* Aim of the exercise *
Begin at the top of the entries below and write out every line through the one containing "type Pt = [number, number];", excluding pictures.

* Entries supplied *

==*==

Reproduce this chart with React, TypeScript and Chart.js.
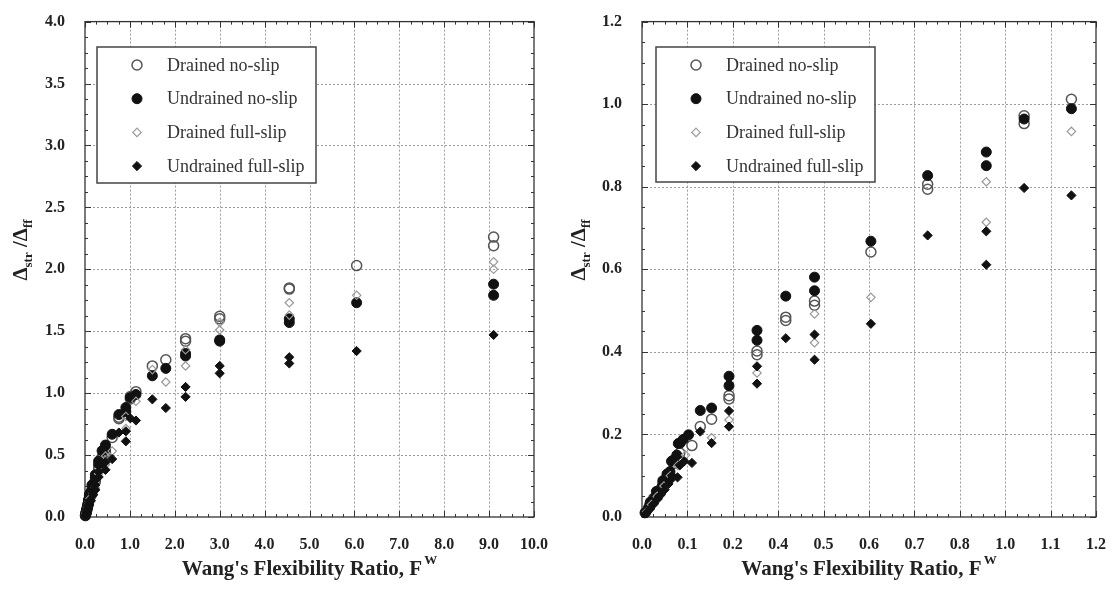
import React, { useEffect, useRef } from 'react';
import { Chart, registerables } from 'chart.js';

Chart.register(...registerables);

type Pt = [number, number];

// Normalised racking (Δstr/Δff) against Wang's flexibility ratio F^W.
// "Low" points lie in 0 ≤ F^W ≤ 1.2 and appear on both panels; "High" points only on the wide panel.
const drainedNoSlipLow: Pt[] = [
  [0.01, 0.012], [0.02, 0.028], [0.031, 0.045], [0.042, 0.06], [0.055, 0.08], [0.068, 0.1],
  [0.085, 0.13], [0.1, 0.155], [0.132, 0.173], [0.154, 0.219], [0.184, 0.237], [0.23, 0.294],
  [0.23, 0.286], [0.304, 0.402], [0.304, 0.393], [0.38, 0.484], [0.38, 0.476], [0.456, 0.523],
  [0.456, 0.513], [0.605, 0.642], [0.755, 0.806], [0.755, 0.794], [1.01, 0.972], [1.01, 0.953],
  [1.135, 1.012],
];
const drainedNoSlipHigh: Pt[] = [
  [1.5, 1.22], [1.8, 1.27], [2.24, 1.44], [2.24, 1.42], [3.0, 1.62], [3.0, 1.6],
  [4.55, 1.85], [4.55, 1.84], [6.05, 2.03], [9.1, 2.26], [9.1, 2.19],
];

const undrainedNoSlipLow: Pt[] = [
  [0.008, 0.01], [0.017, 0.022], [0.022, 0.036], [0.026, 0.035], [0.034, 0.047], [0.038, 0.062],
  [0.043, 0.06], [0.052, 0.072], [0.055, 0.088], [0.061, 0.088], [0.066, 0.104], [0.074, 0.11],
  [0.078, 0.135], [0.083, 0.138], [0.092, 0.15], [0.096, 0.178], [0.101, 0.179], [0.109, 0.188],
  [0.123, 0.199], [0.154, 0.258], [0.184, 0.264], [0.23, 0.341], [0.23, 0.318],
  [0.304, 0.452], [0.304, 0.428], [0.38, 0.535], [0.456, 0.581], [0.456, 0.548], [0.605, 0.668],
  [0.755, 0.827], [0.91, 0.884], [0.91, 0.851], [1.01, 0.964], [1.135, 0.989],
];
const undrainedNoSlipHigh: Pt[] = [
  [1.5, 1.14], [1.8, 1.2], [2.24, 1.32], [2.24, 1.3], [3.0, 1.43], [3.0, 1.42],
  [4.55, 1.6], [4.55, 1.57], [6.05, 1.73], [9.1, 1.88], [9.1, 1.79],
];

const drainedFullSlipLow: Pt[] = [
  [0.012, 0.012], [0.025, 0.03], [0.04, 0.05], [0.058, 0.075], [0.075, 0.1], [0.095, 0.125],
  [0.115, 0.15], [0.184, 0.192], [0.23, 0.235], [0.304, 0.349], [0.456, 0.492], [0.456, 0.422],
  [0.605, 0.532], [0.91, 0.812], [0.91, 0.714], [1.135, 0.934],
];
const drainedFullSlipHigh: Pt[] = [
  [1.5, 1.19], [1.8, 1.09], [2.24, 1.22], [2.24, 1.35], [3.0, 1.51], [3.0, 1.57],
  [4.55, 1.73], [4.55, 1.63], [6.05, 1.79], [9.1, 2.06], [9.1, 2.0],
];

const undrainedFullSlipLow: Pt[] = [
  [0.012, 0.01], [0.022, 0.02], [0.032, 0.032], [0.042, 0.044], [0.05, 0.054], [0.06, 0.066],
  [0.07, 0.08], [0.076, 0.09], [0.08, 0.1], [0.094, 0.096], [0.1, 0.125], [0.112, 0.135],
  [0.132, 0.131], [0.154, 0.207], [0.184, 0.179], [0.23, 0.257], [0.23, 0.219], [0.304, 0.365],
  [0.304, 0.323], [0.38, 0.433], [0.456, 0.442], [0.456, 0.381], [0.605, 0.468], [0.755, 0.682],
  [0.91, 0.692], [0.91, 0.611], [1.01, 0.797], [1.135, 0.779],
];
const undrainedFullSlipHigh: Pt[] = [
  [1.5, 0.95], [1.8, 0.88], [2.24, 1.05], [2.24, 0.97], [3.0, 1.22], [3.0, 1.16],
  [4.55, 1.29], [4.55, 1.24], [6.05, 1.34], [9.1, 1.47],
];

const seriesNames = ['Drained no-slip', 'Undrained no-slip', 'Drained full-slip', 'Undrained full-slip'];

// Axis ticks and their printed labels
const wideXTicks = [0, 1, 2, 3, 4, 5, 6, 7, 8, 9, 10];
const wideXLabels = ['0.0', '1.0', '2.0', '3.0', '4.0', '5.0', '6.0', '7.0', '8.0', '9.0', '10.0'];
const wideYTicks = [0, 0.5, 1, 1.5, 2, 2.5, 3, 3.5, 4];
const wideYLabels = ['0.0', '0.5', '1.0', '1.5', '2.0', '2.5', '3.0', '3.5', '4.0'];

const zoomXTicks = [0, 0.12, 0.24, 0.36, 0.48, 0.6, 0.72, 0.84, 0.96, 1.08, 1.2];
const zoomXLabels = ['0.0', '0.1', '0.2', '0.4', '0.5', '0.6', '0.7', '0.8', '1.0', '1.1', '1.2'];
const zoomYTicks = [0, 0.2, 0.4, 0.6, 0.8, 1.0, 1.2];
const zoomYLabels = ['0.0', '0.2', '0.4', '0.6', '0.8', '1.0', '1.2'];

const SERIF = "'Liberation Serif', 'Times New Roman', serif";

type Marker = { shape: 'circle' | 'diamond'; r: number; fill: string; stroke: string; lw: number };
const markers: Marker[] = [
  { shape: 'circle', r: 5, fill: 'rgba(255,255,255,0)', stroke: '#555', lw: 1.5 },
  { shape: 'circle', r: 5, fill: '#111', stroke: '#111', lw: 1 },
  { shape: 'diamond', r: 4.2, fill: 'rgba(255,255,255,0)', stroke: '#999', lw: 1.2 },
  { shape: 'diamond', r: 4.6, fill: '#111', stroke: '#111', lw: 1 },
];

type PanelCfg = {
  xMin: number; xMax: number; yMin: number; yMax: number;
  xTicks: number[]; xLabels: string[]; yTicks: number[]; yLabels: string[];
  series: Pt[][];
  yAxisWidth: number; padRight: number;
  legend: { x: number; y: number; w: number; h: number };
};

function drawMarker(ctx: CanvasRenderingContext2D, m: Marker, x: number, y: number) {
  ctx.beginPath();
  if (m.shape === 'circle') {
    ctx.arc(x, y, m.r, 0, Math.PI * 2);
  } else {
    ctx.moveTo(x, y - m.r);
    ctx.lineTo(x + m.r, y);
    ctx.lineTo(x, y + m.r);
    ctx.lineTo(x - m.r, y);
    ctx.closePath();
  }
  ctx.fillStyle = m.fill;
  ctx.fill();
  ctx.lineWidth = m.lw;
  ctx.strokeStyle = m.stroke;
  ctx.stroke();
}

function makeDecor(cfg: PanelCfg) {
  return {
    id: 'panelDecor',
    beforeDatasetsDraw(chart: any) {
      const { ctx, chartArea: a } = chart;
      const xs = chart.scales.x;
      const ys = chart.scales.y;
      ctx.save();
      // dotted grid at the major ticks
      ctx.strokeStyle = '#9c9c9c';
      ctx.lineWidth = 1;
      ctx.setLineDash([2, 2]);
      cfg.xTicks.slice(1, -1).forEach((v) => {
        const px = Math.round(xs.getPixelForValue(v)) + 0.5;
        ctx.beginPath(); ctx.moveTo(px, a.top); ctx.lineTo(px, a.bottom); ctx.stroke();
      });
      cfg.yTicks.slice(1, -1).forEach((v) => {
        const py = Math.round(ys.getPixelForValue(v)) + 0.5;
        ctx.beginPath(); ctx.moveTo(a.left, py); ctx.lineTo(a.right, py); ctx.stroke();
      });
      ctx.setLineDash([]);
      // inward major and minor ticks on all four sides
      ctx.strokeStyle = '#333';
      ctx.lineWidth = 1;
      const tickX = (v: number, len: number) => {
        const px = Math.round(xs.getPixelForValue(v)) + 0.5;
        ctx.beginPath();
        ctx.moveTo(px, a.bottom); ctx.lineTo(px, a.bottom - len);
        ctx.moveTo(px, a.top); ctx.lineTo(px, a.top + len);
        ctx.stroke();
      };
      const tickY = (v: number, len: number) => {
        const py = Math.round(ys.getPixelForValue(v)) + 0.5;
        ctx.beginPath();
        ctx.moveTo(a.left, py); ctx.lineTo(a.left + len, py);
        ctx.moveTo(a.right, py); ctx.lineTo(a.right - len, py);
        ctx.stroke();
      };
      cfg.xTicks.forEach((v, i) => {
        tickX(v, 6);
        const n = cfg.xTicks[i + 1];
        if (n !== undefined) for (let k = 1; k < 4; k++) tickX(v + ((n - v) * k) / 4, 3);
      });
      cfg.yTicks.forEach((v, i) => {
        tickY(v, 6);
        const n = cfg.yTicks[i + 1];
        if (n !== undefined) for (let k = 1; k < 4; k++) tickY(v + ((n - v) * k) / 4, 3);
      });
      // plot frame
      ctx.lineWidth = 1.3;
      ctx.strokeStyle = '#333';
      ctx.strokeRect(a.left, a.top, a.right - a.left, a.bottom - a.top);
      ctx.restore();
    },
    afterDraw(chart: any) {
      const { ctx, chartArea: a } = chart;
      ctx.save();
      // legend box
      const L = cfg.legend;
      ctx.fillStyle = '#fff';
      ctx.fillRect(L.x, L.y, L.w, L.h);
      ctx.strokeStyle = '#444';
      ctx.lineWidth = 1.5;
      ctx.strokeRect(L.x, L.y, L.w, L.h);
      ctx.font = `18px ${SERIF}`;
      ctx.textBaseline = 'middle';
      ctx.textAlign = 'left';
      seriesNames.forEach((name, i) => {
        const cy = L.y + 18 + i * 33.7;
        drawMarker(ctx, markers[i], L.x + 40, cy);
        ctx.fillStyle = '#333';
        ctx.fillText(name, L.x + 70, cy + 1);
      });

      // x-axis title with superscript
      ctx.fillStyle = '#222';
      ctx.textBaseline = 'alphabetic';
      const main = "Wang's Flexibility Ratio, F";
      ctx.font = `bold 21px ${SERIF}`;
      const wMain = ctx.measureText(main).width;
      ctx.font = `bold 13px ${SERIF}`;
      const wSup = ctx.measureText('W').width;
      const cx = (a.left + a.right) / 2;
      const sx = cx - (wMain + wSup + 2) / 2;
      const by = 575;
      ctx.font = `bold 21px ${SERIF}`;
      ctx.fillText(main, sx, by);
      ctx.font = `bold 13px ${SERIF}`;
      ctx.fillText('W', sx + wMain + 2, by - 11);

      // y-axis title with subscripts, rotated
      ctx.save();
      ctx.translate(27, 250);
      ctx.rotate(-Math.PI / 2);
      const parts: [string, number, number][] = [
        ['Δ', 21, 0], ['str', 13, 5], [' /Δ', 21, 0], ['ff', 13, 5],
      ];
      let total = 0;
      parts.forEach(([t, s]) => { ctx.font = `bold ${s}px ${SERIF}`; total += ctx.measureText(t).width; });
      let px = -total / 2;
      parts.forEach(([t, s, dy]) => {
        ctx.font = `bold ${s}px ${SERIF}`;
        ctx.fillText(t, px, dy);
        px += ctx.measureText(t).width;
      });
      ctx.restore();
      ctx.restore();
    },
  };
}

function Panel({ left, cfg }: { left: number; cfg: PanelCfg }) {
  const ref = useRef<HTMLCanvasElement>(null);
  useEffect(() => {
    const tickFont = { family: SERIF, size: 16, weight: 'bold' as const };
    const chart = new Chart(ref.current as HTMLCanvasElement, {
      type: 'scatter',
      data: {
        datasets: cfg.series
          .map((pts, i) => ({
            label: seriesNames[i],
            data: pts.map(([x, y]) => ({ x, y })),
            pointStyle: markers[i].shape === 'circle' ? 'circle' : 'rectRot',
            pointRadius: markers[i].r,
            backgroundColor: markers[i].fill,
            borderColor: markers[i].stroke,
            borderWidth: markers[i].lw,
            clip: false as any,
          }))
          .reverse(),
      },
      options: {
        responsive: false,
        animation: false,
        devicePixelRatio: 1,
        events: [],
        layout: { padding: { left: 0, right: cfg.padRight, top: 12, bottom: 0 } },
        plugins: { legend: { display: false }, tooltip: { enabled: false } },
        scales: {
          x: {
            type: 'linear',
            min: cfg.xMin,
            max: cfg.xMax,
            afterBuildTicks: (s: any) => { s.ticks = cfg.xTicks.map((v) => ({ value: v })); },
            afterFit: (s: any) => { s.height = 75; },
            grid: { display: false },
            border: { display: false },
            ticks: {
              autoSkip: false, maxRotation: 0, padding: 10, color: '#222', font: tickFont,
              callback: (_v: any, i: number) => cfg.xLabels[i],
            },
          },
          y: {
            type: 'linear',
            min: cfg.yMin,
            max: cfg.yMax,
            afterBuildTicks: (s: any) => { s.ticks = cfg.yTicks.map((v) => ({ value: v })); },
            afterFit: (s: any) => { s.width = cfg.yAxisWidth; },
            grid: { display: false },
            border: { display: false },
            ticks: {
              autoSkip: false, padding: 12, color: '#222', font: tickFont,
              callback: (_v: any, i: number) => cfg.yLabels[i],
            },
          },
        },
      },
      plugins: [makeDecor(cfg)],
    } as any);
    return () => chart.destroy();
  }, []);
  return (
    <canvas
      ref={ref}
      width={558}
      height={592}
      style={{ position: 'absolute', left, top: 0, width: 558, height: 592, display: 'block' }}
    />
  );
}

const widePanel: PanelCfg = {
  xMin: 0, xMax: 10, yMin: 0, yMax: 4,
  xTicks: wideXTicks, xLabels: wideXLabels, yTicks: wideYTicks, yLabels: wideYLabels,
  series: [
    drainedNoSlipLow.concat(drainedNoSlipHigh),
    undrainedNoSlipLow.concat(undrainedNoSlipHigh),
    drainedFullSlipLow.concat(drainedFullSlipHigh),
    undrainedFullSlipLow.concat(undrainedFullSlipHigh),
  ],
  yAxisWidth: 85, padRight: 19,
  legend: { x: 97, y: 47, w: 219, h: 136 },
};

const zoomPanel: PanelCfg = {
  xMin: 0, xMax: 1.2, yMin: 0, yMax: 1.2,
  xTicks: zoomXTicks, xLabels: zoomXLabels, yTicks: zoomYTicks, yLabels: zoomYLabels,
  series: [drainedNoSlipLow, undrainedNoSlipLow, drainedFullSlipLow, undrainedFullSlipLow],
  yAxisWidth: 84, padRight: 20,
  legend: { x: 98, y: 47, w: 219, h: 135 },
};

export default function App() {
  return (
    <div style={{ position: 'fixed', left: 0, top: 0, width: 1116, height: 592, background: '#fff', overflow: 'hidden' }}>
      <Panel left={0} cfg={widePanel} />
      <Panel left={558} cfg={zoomPanel} />
    </div>
  );
}
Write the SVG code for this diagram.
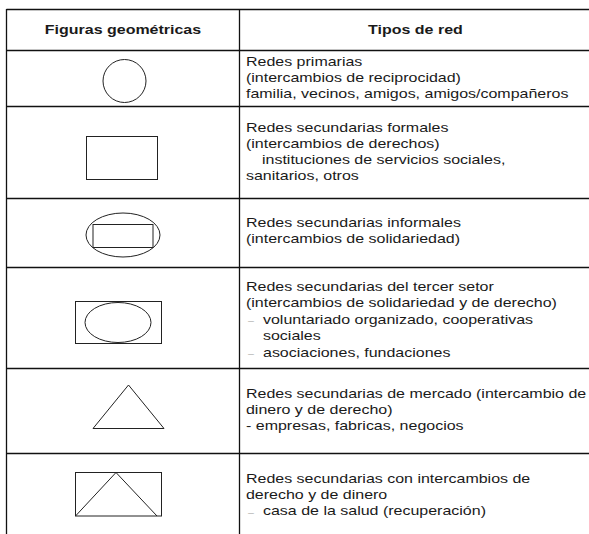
<svg xmlns="http://www.w3.org/2000/svg" width="589" height="534" viewBox="0 0 589 534">
<style>
.grid{stroke:#111;stroke-width:1.3;fill:none}
.shp{stroke:#222;stroke-width:1;fill:none}
text{font-family:"Liberation Sans",Arial,Helvetica,sans-serif;font-size:12px;fill:#1a1a1a}
.h{font-weight:bold;text-anchor:middle}
.d{fill:#999;font-size:8px}
</style>
<rect width="589" height="534" fill="#fff"/>
<g id="grid">
<line class="grid" x1="6.5" y1="9.5" x2="589" y2="9.5"/>
<line class="grid" x1="6.5" y1="50.5" x2="589" y2="50.5"/>
<line class="grid" x1="6.5" y1="106.5" x2="589" y2="106.5"/>
<line class="grid" x1="6.5" y1="198.5" x2="589" y2="198.5"/>
<line class="grid" x1="6.5" y1="267.5" x2="589" y2="267.5"/>
<line class="grid" x1="6.5" y1="368.5" x2="589" y2="368.5"/>
<line class="grid" x1="6.5" y1="453.5" x2="589" y2="453.5"/>
<line class="grid" x1="6.5" y1="9" x2="6.5" y2="534"/>
<line class="grid" x1="239.5" y1="9" x2="239.5" y2="534"/>
</g>
<g id="header" transform="scale(1.3333 1)">
<text class="h" x="92.25" y="34">Figuras geométricas</text>
<text class="h" x="311.6" y="34">Tipos de red</text>
</g>
<g id="row1">
<circle class="shp" cx="124.5" cy="81" r="21.5"/>
<g transform="scale(1.3333 1)">
<text x="184.5" y="66">Redes primarias</text>
<text x="184.5" y="82">(intercambios de reciprocidad)</text>
<text x="184.5" y="98">familia, vecinos, amigos, amigos/compañeros</text>
</g>
</g>
<g id="row2">
<rect class="shp" x="86.5" y="136.5" width="71" height="43"/>
<g transform="scale(1.3333 1)">
<text x="184.5" y="132">Redes secundarias formales</text>
<text x="184.5" y="148">(intercambios de derechos)</text>
<text x="196.5" y="164">instituciones de servicios sociales,</text>
<text x="184.5" y="180">sanitarios, otros</text>
</g>
</g>
<g id="row3">
<ellipse class="shp" cx="123" cy="235" rx="37" ry="22"/>
<rect class="shp" x="93" y="224.5" width="60" height="23"/>
<g transform="scale(1.3333 1)">
<text x="184.5" y="227">Redes secundarias informales</text>
<text x="184.5" y="243">(intercambios de solidariedad)</text>
</g>
</g>
<g id="row4">
<rect class="shp" x="75.5" y="301.5" width="86" height="42"/>
<ellipse class="shp" cx="118" cy="322.5" rx="33" ry="20"/>
<g transform="scale(1.3333 1)">
<text x="184.5" y="291">Redes secundarias del tercer setor</text>
<text x="184.5" y="307.5">(intercambios de solidariedad y de derecho)</text>
<text class="d" x="186" y="323">–</text>
<text x="197.25" y="324">voluntariado organizado, cooperativas</text>
<text x="197.25" y="340.5">sociales</text>
<text class="d" x="186" y="356">–</text>
<text x="197.25" y="357">asociaciones, fundaciones</text>
</g>
</g>
<g id="row5">
<polygon class="shp" points="128.5,385 164,428.5 93,428.5"/>
<g transform="scale(1.3333 1)">
<text x="184.5" y="398">Redes secundarias de mercado (intercambio de</text>
<text x="184.5" y="414">dinero y de derecho)</text>
<text x="184.5" y="430">- empresas, fabricas, negocios</text>
</g>
</g>
<g id="row6">
<rect class="shp" x="75.5" y="472.5" width="86" height="43.5"/>
<polyline class="shp" points="75.5,516 116,472.5 157,516"/>
<g transform="scale(1.3333 1)">
<text x="184.5" y="483">Redes secundarias con intercambios de</text>
<text x="184.5" y="499">derecho y de dinero</text>
<text class="d" x="186" y="515">–</text>
<text x="197.25" y="515">casa de la salud (recuperación)</text>
</g>
</g>
</svg>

==*==

* Problem solution *
Reproduce this chart with React, TypeScript and Chart.js.
import React, { useEffect, useRef } from 'react';
import { Chart, registerables } from 'chart.js';

Chart.register(...registerables);

type Pt = [number, number];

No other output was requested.